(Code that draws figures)

+ + +

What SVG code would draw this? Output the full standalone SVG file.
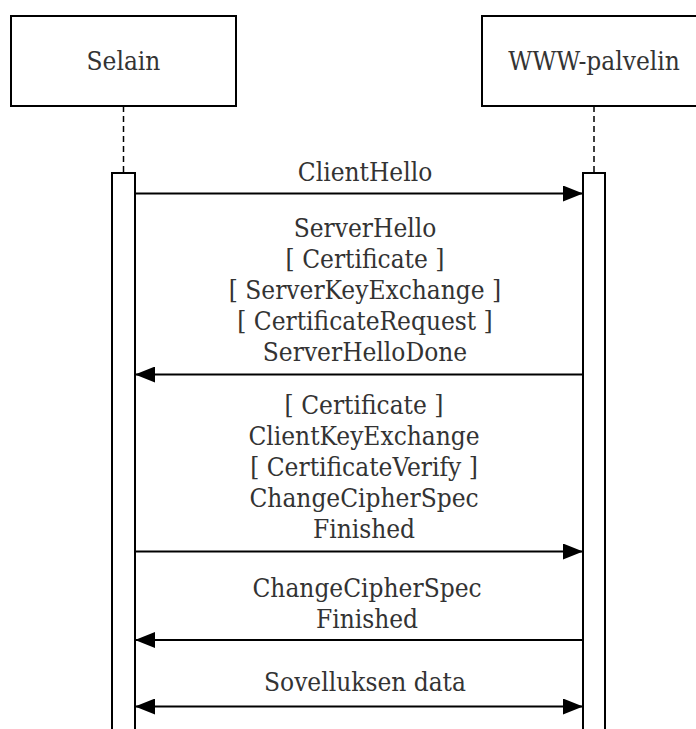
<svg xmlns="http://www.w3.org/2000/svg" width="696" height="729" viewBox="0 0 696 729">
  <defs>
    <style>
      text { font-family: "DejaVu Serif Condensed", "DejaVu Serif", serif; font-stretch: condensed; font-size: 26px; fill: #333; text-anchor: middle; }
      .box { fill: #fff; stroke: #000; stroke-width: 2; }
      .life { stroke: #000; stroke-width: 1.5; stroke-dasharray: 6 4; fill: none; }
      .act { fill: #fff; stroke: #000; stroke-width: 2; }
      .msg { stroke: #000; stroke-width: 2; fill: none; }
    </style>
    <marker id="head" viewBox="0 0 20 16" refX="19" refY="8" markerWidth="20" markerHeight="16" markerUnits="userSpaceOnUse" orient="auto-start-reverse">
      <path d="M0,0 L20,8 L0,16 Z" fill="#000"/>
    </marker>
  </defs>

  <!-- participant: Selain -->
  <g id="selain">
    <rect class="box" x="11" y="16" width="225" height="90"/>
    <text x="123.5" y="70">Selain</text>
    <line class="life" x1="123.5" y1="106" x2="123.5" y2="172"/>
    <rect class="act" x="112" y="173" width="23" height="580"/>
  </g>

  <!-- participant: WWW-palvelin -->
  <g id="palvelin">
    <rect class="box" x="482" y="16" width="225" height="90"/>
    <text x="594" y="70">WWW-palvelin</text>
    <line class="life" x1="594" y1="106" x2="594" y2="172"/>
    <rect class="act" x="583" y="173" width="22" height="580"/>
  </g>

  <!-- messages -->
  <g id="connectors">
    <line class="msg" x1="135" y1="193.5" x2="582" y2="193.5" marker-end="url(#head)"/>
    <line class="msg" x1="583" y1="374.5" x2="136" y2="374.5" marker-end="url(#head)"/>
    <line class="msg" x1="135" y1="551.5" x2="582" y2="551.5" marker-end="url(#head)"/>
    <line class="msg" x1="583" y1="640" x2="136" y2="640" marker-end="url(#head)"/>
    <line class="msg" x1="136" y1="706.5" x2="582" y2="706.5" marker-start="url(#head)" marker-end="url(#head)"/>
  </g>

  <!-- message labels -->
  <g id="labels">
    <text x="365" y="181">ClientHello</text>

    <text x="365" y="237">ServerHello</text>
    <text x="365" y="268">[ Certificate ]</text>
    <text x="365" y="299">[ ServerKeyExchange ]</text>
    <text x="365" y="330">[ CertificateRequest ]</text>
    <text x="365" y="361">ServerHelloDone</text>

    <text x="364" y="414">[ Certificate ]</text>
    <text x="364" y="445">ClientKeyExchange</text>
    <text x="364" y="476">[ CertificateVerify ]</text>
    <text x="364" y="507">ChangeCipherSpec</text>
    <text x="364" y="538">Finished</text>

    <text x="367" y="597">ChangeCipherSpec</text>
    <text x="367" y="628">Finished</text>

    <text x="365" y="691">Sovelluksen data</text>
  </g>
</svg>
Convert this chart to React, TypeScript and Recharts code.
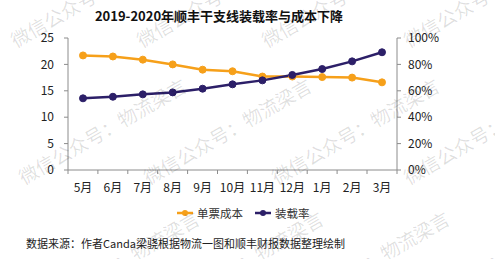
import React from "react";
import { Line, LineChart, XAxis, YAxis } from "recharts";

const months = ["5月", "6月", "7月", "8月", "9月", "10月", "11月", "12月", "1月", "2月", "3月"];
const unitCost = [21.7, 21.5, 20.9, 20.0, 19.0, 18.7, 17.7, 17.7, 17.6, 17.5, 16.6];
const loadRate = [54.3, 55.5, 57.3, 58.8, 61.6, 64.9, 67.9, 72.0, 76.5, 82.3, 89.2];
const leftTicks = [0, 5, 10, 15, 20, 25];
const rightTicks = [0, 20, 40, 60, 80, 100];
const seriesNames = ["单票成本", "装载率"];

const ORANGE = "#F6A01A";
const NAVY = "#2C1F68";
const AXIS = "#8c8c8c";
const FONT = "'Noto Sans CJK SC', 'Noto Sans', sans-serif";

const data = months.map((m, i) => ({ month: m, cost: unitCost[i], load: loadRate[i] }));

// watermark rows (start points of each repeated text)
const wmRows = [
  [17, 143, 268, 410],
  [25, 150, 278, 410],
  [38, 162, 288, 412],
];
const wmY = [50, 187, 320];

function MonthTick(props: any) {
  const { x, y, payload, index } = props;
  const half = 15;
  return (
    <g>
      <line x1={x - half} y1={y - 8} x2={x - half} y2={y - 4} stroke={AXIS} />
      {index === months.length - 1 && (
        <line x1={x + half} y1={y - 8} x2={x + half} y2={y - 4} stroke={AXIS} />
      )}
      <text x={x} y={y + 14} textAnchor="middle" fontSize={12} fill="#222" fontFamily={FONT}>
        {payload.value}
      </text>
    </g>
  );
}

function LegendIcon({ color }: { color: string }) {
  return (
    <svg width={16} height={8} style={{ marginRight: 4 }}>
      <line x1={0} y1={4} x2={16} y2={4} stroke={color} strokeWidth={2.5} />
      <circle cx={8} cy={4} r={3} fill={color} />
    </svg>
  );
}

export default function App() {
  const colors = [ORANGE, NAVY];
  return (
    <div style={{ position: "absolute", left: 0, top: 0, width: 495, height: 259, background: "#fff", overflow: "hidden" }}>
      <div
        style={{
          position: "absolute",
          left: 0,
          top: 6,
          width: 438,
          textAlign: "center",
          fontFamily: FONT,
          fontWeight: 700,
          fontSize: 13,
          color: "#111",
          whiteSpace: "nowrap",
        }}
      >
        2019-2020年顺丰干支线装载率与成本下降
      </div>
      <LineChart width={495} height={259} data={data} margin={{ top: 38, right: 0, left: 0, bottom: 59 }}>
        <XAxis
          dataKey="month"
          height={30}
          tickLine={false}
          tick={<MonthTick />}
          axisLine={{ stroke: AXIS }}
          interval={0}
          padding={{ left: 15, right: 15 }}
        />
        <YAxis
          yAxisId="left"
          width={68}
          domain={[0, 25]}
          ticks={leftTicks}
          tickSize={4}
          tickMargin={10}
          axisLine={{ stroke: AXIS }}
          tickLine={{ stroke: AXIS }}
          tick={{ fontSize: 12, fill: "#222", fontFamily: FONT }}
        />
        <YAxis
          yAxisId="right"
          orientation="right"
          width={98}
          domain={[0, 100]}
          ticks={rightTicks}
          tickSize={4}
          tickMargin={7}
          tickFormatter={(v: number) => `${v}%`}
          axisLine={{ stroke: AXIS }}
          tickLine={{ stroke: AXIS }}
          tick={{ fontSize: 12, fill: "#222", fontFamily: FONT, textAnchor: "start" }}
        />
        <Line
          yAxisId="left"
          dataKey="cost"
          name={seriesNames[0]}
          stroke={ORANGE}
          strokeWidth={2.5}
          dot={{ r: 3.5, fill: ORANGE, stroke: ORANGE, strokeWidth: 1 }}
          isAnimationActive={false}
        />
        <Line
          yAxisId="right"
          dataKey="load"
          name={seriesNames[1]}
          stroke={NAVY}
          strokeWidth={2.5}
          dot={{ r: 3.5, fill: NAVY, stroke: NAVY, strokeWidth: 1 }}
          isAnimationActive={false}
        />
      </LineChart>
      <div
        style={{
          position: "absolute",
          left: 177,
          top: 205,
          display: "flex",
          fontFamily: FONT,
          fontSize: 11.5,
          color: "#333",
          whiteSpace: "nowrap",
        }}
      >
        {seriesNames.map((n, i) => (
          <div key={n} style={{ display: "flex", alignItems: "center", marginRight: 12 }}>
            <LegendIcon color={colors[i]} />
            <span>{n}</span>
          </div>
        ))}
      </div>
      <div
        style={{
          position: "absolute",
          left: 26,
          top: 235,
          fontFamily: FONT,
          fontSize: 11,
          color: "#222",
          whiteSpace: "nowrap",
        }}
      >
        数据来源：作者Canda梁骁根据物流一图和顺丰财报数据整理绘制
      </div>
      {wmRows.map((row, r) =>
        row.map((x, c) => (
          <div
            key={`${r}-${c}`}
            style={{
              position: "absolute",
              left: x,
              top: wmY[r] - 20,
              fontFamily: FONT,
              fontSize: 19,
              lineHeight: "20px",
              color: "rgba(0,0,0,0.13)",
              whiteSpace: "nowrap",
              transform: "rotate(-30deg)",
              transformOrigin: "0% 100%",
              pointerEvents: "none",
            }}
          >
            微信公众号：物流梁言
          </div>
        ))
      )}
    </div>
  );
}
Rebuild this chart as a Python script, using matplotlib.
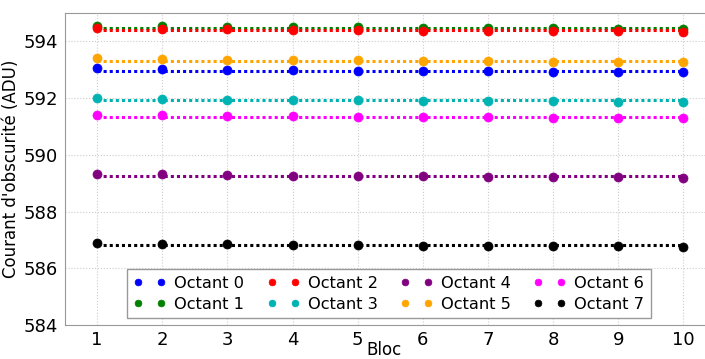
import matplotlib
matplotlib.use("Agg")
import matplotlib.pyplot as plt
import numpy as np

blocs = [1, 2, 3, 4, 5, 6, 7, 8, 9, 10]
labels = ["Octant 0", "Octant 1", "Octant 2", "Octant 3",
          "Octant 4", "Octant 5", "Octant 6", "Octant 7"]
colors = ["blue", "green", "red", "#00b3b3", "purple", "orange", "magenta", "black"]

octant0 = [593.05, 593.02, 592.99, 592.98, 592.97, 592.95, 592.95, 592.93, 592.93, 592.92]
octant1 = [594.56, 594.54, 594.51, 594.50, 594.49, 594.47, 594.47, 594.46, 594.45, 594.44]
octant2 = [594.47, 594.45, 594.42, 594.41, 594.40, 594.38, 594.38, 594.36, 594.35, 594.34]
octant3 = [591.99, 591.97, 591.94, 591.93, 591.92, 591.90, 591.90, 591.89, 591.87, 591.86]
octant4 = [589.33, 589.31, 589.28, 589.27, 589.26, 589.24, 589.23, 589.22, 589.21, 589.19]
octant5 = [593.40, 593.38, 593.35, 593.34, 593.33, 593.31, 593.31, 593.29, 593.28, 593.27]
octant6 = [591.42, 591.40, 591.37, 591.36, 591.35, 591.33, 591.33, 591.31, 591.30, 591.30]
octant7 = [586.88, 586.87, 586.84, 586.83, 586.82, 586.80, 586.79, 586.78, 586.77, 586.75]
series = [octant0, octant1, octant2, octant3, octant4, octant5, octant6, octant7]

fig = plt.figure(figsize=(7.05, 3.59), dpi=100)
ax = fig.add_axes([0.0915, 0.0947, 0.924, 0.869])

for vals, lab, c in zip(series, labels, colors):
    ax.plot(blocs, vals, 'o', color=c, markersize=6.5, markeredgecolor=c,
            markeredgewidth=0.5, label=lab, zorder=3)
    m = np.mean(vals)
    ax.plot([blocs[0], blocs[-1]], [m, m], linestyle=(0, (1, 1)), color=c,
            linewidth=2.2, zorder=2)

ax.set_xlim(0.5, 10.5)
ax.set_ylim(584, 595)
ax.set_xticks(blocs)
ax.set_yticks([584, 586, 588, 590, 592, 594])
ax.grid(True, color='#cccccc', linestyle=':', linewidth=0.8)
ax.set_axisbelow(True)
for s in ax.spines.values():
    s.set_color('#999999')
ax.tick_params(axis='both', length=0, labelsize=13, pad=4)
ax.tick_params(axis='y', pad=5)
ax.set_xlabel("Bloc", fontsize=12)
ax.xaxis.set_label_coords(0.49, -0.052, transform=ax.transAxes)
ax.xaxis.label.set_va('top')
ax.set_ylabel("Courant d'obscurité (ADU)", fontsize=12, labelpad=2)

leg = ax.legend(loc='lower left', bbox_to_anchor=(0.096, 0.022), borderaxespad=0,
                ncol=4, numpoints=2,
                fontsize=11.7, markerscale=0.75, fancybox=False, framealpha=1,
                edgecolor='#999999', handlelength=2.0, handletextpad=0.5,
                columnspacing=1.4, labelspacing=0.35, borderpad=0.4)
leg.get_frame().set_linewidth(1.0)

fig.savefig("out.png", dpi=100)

+ + +

● Problem requirements: Skip all pictures. Output only the lines from the one containing "Convert this chart" to the one containing "LineChart, XAxis, YAxis", both lines included.

● The response:
Convert this chart to React, TypeScript and Recharts code.
import React from "react";
import { Line, LineChart, XAxis, YAxis } from "recharts";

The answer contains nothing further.